Separating Ears From Eyes

Most of the wonderful moments in Bardanshvili's opera take place in the orchestra pit

In the New Israeli Opera's performance of "A Journey to the End of the Millennium," your ears are constantly being drawn downward, below the stage, to the orchestra pit - where the real operatic work is taking place. Although the visual beauty of the stage attracts the eye, you have to withstand the temptation and look downward, even though it's dark there, in the pit, so that your sense of sight can assist in the effect of selective hearing.
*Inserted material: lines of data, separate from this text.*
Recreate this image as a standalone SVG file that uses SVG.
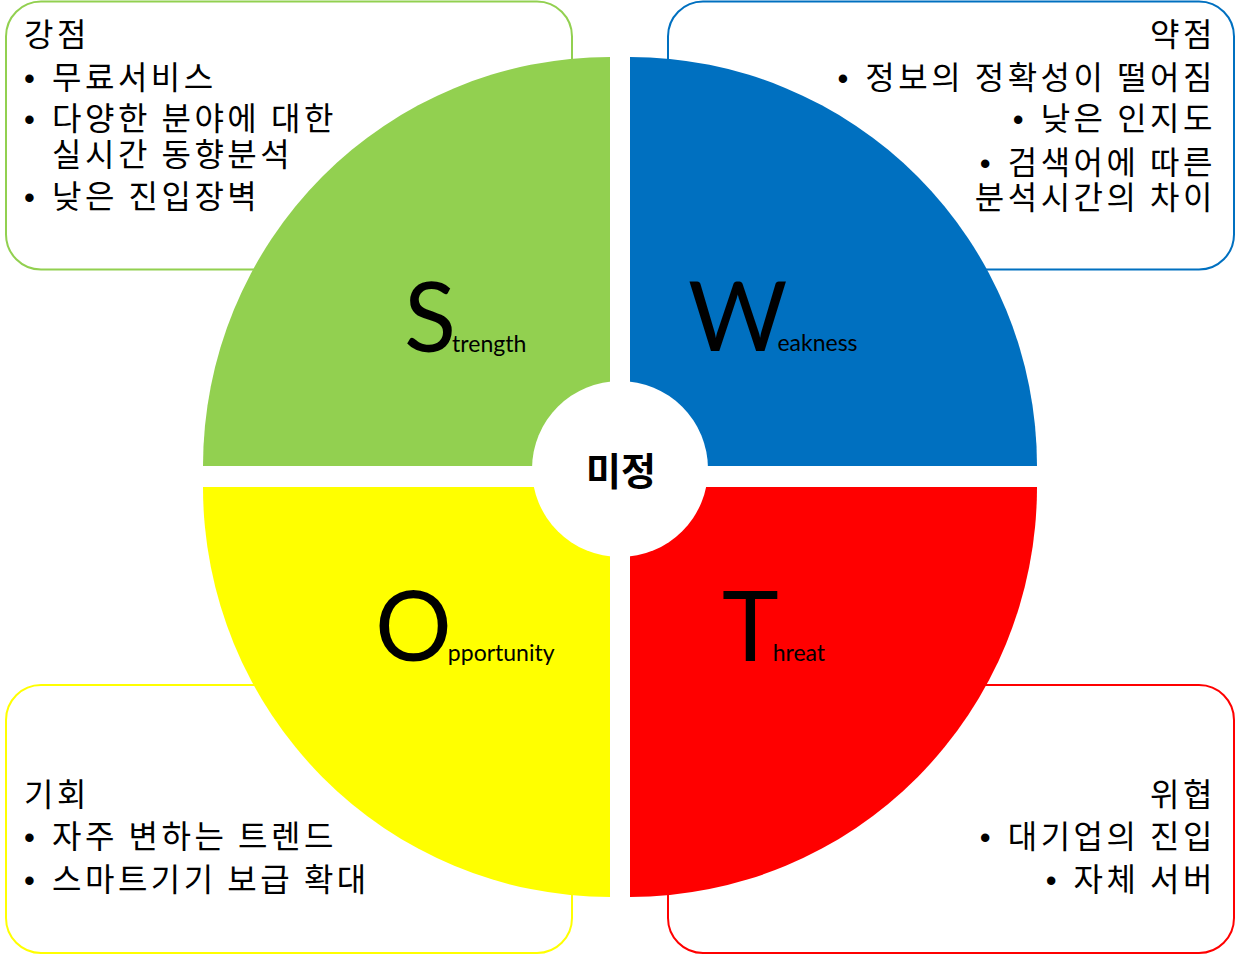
<svg xmlns="http://www.w3.org/2000/svg" width="1237" height="955" viewBox="0 0 1237 955">
  <style>
    .box { fill: #FFFFFF; stroke-width: 2; }
    .kr { font-family: "Noto Sans CJK KR", "Noto Sans", sans-serif; font-size: 32px; letter-spacing: 3.5px; fill: #000000; }
    .bul { font-family: "Liberation Sans", sans-serif; font-size: 31px; letter-spacing: 0px; fill: #000000; }
    .big { font-family: Lato, "Liberation Sans", sans-serif; font-size: 96px; fill: #000000; }
    .small { font-size: 23px; }
    .center { font-family: "Noto Sans CJK KR", sans-serif; font-size: 38px; font-weight: bold; fill: #000000; }
  </style>
  <rect width="1237" height="955" fill="#FFFFFF"/>

  <g id="box-strength">
    <rect class="box" x="6" y="1.5" width="566" height="268" rx="35" stroke="#92D050"/>
  </g>
  <g id="box-weakness">
    <rect class="box" x="668" y="1.5" width="566" height="268" rx="35" stroke="#0070C0"/>
  </g>
  <g id="box-opportunity">
    <rect class="box" x="6" y="685" width="566" height="268" rx="35" stroke="#FFFF00"/>
  </g>
  <g id="box-threat">
    <rect class="box" x="668" y="685" width="566" height="268" rx="35" stroke="#FF0000"/>
  </g>

  <g id="quad-strength">
    <path d="M610,466 L203,466 A407,409 0 0 1 610,57 Z" fill="#92D050"/>
    <text class="big" x="404" y="352">S<tspan class="small" dx="-4">trength</tspan></text>
  </g>
  <g id="quad-weakness">
    <path d="M630,466 L630,57 A407,409 0 0 1 1037,466 Z" fill="#0070C0"/>
    <text class="big" x="688" y="351">W<tspan class="small" dx="-10">eakness</tspan></text>
  </g>
  <g id="quad-opportunity">
    <path d="M610,487 L610,897 A407,410 0 0 1 203,487 Z" fill="#FFFF00"/>
    <text class="big" x="375" y="661">O<tspan class="small" dx="-4">pportunity</tspan></text>
  </g>
  <g id="quad-threat">
    <path d="M630,487 L1037,487 A407,410 0 0 1 630,897 Z" fill="#FF0000"/>
    <text class="big" x="722" y="661">T<tspan class="small" dx="-6">hreat</tspan></text>
  </g>

  <g id="center">
    <circle cx="620" cy="469" r="88" fill="#FFFFFF"/>
    <text class="center" x="621" y="485" text-anchor="middle">미정</text>
  </g>

  <g id="text-strength">
    <text class="kr" x="24" y="46">강점</text>
    <text class="bul" x="24" y="89">•</text>
    <text class="kr" x="52" y="89">무료서비스</text>
    <text class="bul" x="24" y="130">•</text>
    <text class="kr" x="52" y="130">다양한 분야에 대한</text>
    <text class="kr" x="52" y="166">실시간 동향분석</text>
    <text class="bul" x="24" y="208">•</text>
    <text class="kr" x="52" y="208">낮은 진입장벽</text>
  </g>

  <g id="text-weakness" text-anchor="end">
    <text class="kr" x="1216" y="46">약점</text>
    <text class="kr" x="1216" y="89"><tspan class="bul">•</tspan><tspan dx="17">정보의 정확성이 떨어짐</tspan></text>
    <text class="kr" x="1216" y="130"><tspan class="bul">•</tspan><tspan dx="17">낮은 인지도</tspan></text>
    <text class="kr" x="1216" y="174"><tspan class="bul">•</tspan><tspan dx="17">검색어에 따른</tspan></text>
    <text class="kr" x="1216" y="209">분석시간의 차이</text>
  </g>

  <g id="text-opportunity">
    <text class="kr" x="24" y="806">기회</text>
    <text class="bul" x="24" y="848">•</text>
    <text class="kr" x="52" y="848">자주 변하는 트렌드</text>
    <text class="bul" x="24" y="891">•</text>
    <text class="kr" x="52" y="891">스마트기기 보급 확대</text>
  </g>

  <g id="text-threat" text-anchor="end">
    <text class="kr" x="1216" y="806">위협</text>
    <text class="kr" x="1216" y="848"><tspan class="bul">•</tspan><tspan dx="17">대기업의 진입</tspan></text>
    <text class="kr" x="1216" y="891"><tspan class="bul">•</tspan><tspan dx="17">자체 서버</tspan></text>
  </g>
</svg>
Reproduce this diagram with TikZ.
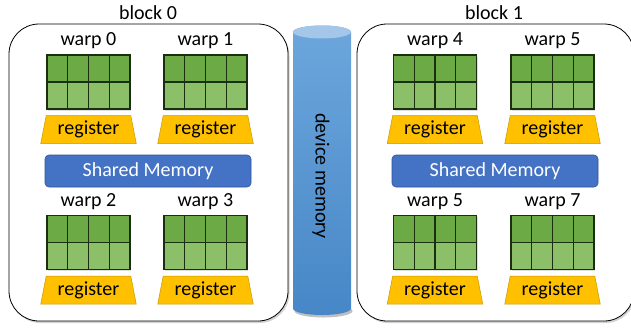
\documentclass[tikz,border=0pt]{standalone}
\usepackage{fontspec}
\setmainfont{Carlito}
\usetikzlibrary{shapes.geometric,shadows,calc}
\definecolor{cellTop}{HTML}{6BAA45}
\definecolor{cellBot}{HTML}{8CC068}
\definecolor{cellLine}{HTML}{1B2E10}
\definecolor{regFill}{HTML}{FFC000}
\definecolor{regLine}{HTML}{C99700}
\definecolor{smFill}{HTML}{4472C4}
\definecolor{smLine}{HTML}{2F5597}
\definecolor{cylTop}{HTML}{6CA6DC}
\definecolor{cylBot}{HTML}{4787C7}
\definecolor{cylCap}{HTML}{A4C6E8}
\tikzset{
  blockbox/.style={draw=black, line width=0.8pt, fill=white, rounded corners=30pt,
    minimum height=297pt, drop shadow={opacity=0.35, shadow xshift=1.5pt, shadow yshift=-2pt}},
  gridbox/.style={draw=cellLine, line width=1.3pt, minimum width=83pt, minimum height=54pt,
    inner sep=0pt, drop shadow={opacity=0.25, shadow xshift=1pt, shadow yshift=-1.5pt},
    path picture={
      \fill[cellTop] (path picture bounding box.north west) rectangle (path picture bounding box.east);
      \fill[cellBot] (path picture bounding box.west) rectangle (path picture bounding box.south east);
      \draw[cellLine, line width=1.3pt] (path picture bounding box.west) -- (path picture bounding box.east);
      \foreach \f in {0.25,0.5,0.75}{
        \draw[cellLine, line width=1.3pt]
          ($(path picture bounding box.north west)!\f!(path picture bounding box.north east)$) --
          ($(path picture bounding box.south west)!\f!(path picture bounding box.south east)$);
      }
    }},
  regbox/.style={trapezium, trapezium stretches=true, trapezium left angle=77,
    trapezium right angle=77, minimum width=96pt, minimum height=28pt, inner sep=0pt,
    fill=regFill, draw=regLine, line width=0.5pt},
  smbox/.style={fill=smFill, draw=smLine, line width=0.6pt, rounded corners=4pt,
    minimum width=206pt, minimum height=32pt, inner sep=0pt, text=white},
  lab/.style={inner sep=0pt, text=black}
}
\begin{document}
\begin{tikzpicture}[x=1pt, y=-1pt, font=\fontsize{20}{22}\selectfont]
\clip (0,0) rectangle (631,327);
\fill[white] (0,0) rectangle (631,327);

% blocks
\node[blockbox, minimum width=279pt] (blk0) at (148.5,172.5) {};
\node[blockbox, minimum width=277pt] (blk1) at (495.5,172.5) {};
\node[lab] (blk0lab) at (148,13) {block 0};
\node[lab] (blk1lab) at (494,13) {block 1};

% device memory cylinder
\fill[black, opacity=0.25] (323.5,311) ellipse [x radius=29pt, y radius=6.5pt];
\shade[top color=cylTop, bottom color=cylBot]
  (293,32) -- (293,308.5) arc[start angle=180, end angle=360, x radius=29pt, y radius=6.5pt]
  -- (351,32) arc[start angle=0, end angle=180, x radius=29pt, y radius=6.5pt] -- cycle;
\fill[cylCap] (322,32) ellipse [x radius=29pt, y radius=6.5pt];
\node[lab, rotate=-90] (dmem) at (321,176) {device memory};

% warps
\foreach \nm/\x/\y/\t in {w0/88.5/82/warp 0, w1/205.5/82/warp 1,
    w2/88.5/242.5/warp 2, w3/205.5/242.5/warp 3,
    w4/435/82/warp 4, w5/552.5/82/warp 5,
    w6/435/242.5/warp 5, w7/552.5/242.5/warp 7}{
  \node[gridbox] (\nm) at (\x,\y) {};
  \node[lab] (\nm lab) at ($(\nm.north)+(0,-13.5)$) {\t};
  \node[regbox] (\nm reg) at ($(\nm.south)+(0,20)$) {register};
}

% shared memory
\node[smbox] (sm0) at (148,171) {Shared Memory};
\node[smbox] (sm1) at (495,171) {Shared Memory};
\end{tikzpicture}
\end{document}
Anyone who succeeds in doing so derives endless enjoyment from this new Israeli opera: from its rich sound, which emerges from the stylized virtuosity of Yosef Bardanashvili, from his taste, from the fact that there is not a single banal moment in his composition for the orchestra. Although the plot of the opera is planted in the Middle Ages, Bardanashvili succeeds in conducting - according to its compositional nature - a dizzying journey that ranges from a musical and from Ashkenazi prayers, to Sephardic melodies, to jazz, to Puccini and Alben Berg, to Baroque and Romantic styles, to music for film soundtracks. Asher Fish and the orchestra played it beautifully, and raised the musical invention to the appropriate performance level.

But as is usually the case with operas, your glance - and your listening along with it - is constantly attracted upward, toward the stage. There, too, one can find wonderful moments: In the music for the chorus, which is daring in its tones and combines within it extra-Western ethnic elements that are rich in color. And the singing of the soloists alongside the chorus also provides lovely moments: Ira Bertman's singing is full of beauty, Edna Prochnik sings in a clear and dramatic voice, Gabi Sadeh sings with convincing skill.

But the music that came out of their mouths aroused amazement: Were these anachronistic recitatives, which are so unconvincing, written by the same composer? Why don't the actors talk, I felt like asking, what is the point of those rising and falling scales, which lack meaning? Where is the richness that wells up from below all the time, the cultural depth, the humor?

These, along with the confused plot of the opera, its boring libretto and the characters of doubtful morals, dominate the work, and cast a shadow on its orchestral and choral beauty. Anyone who manages to separate them, will benefit.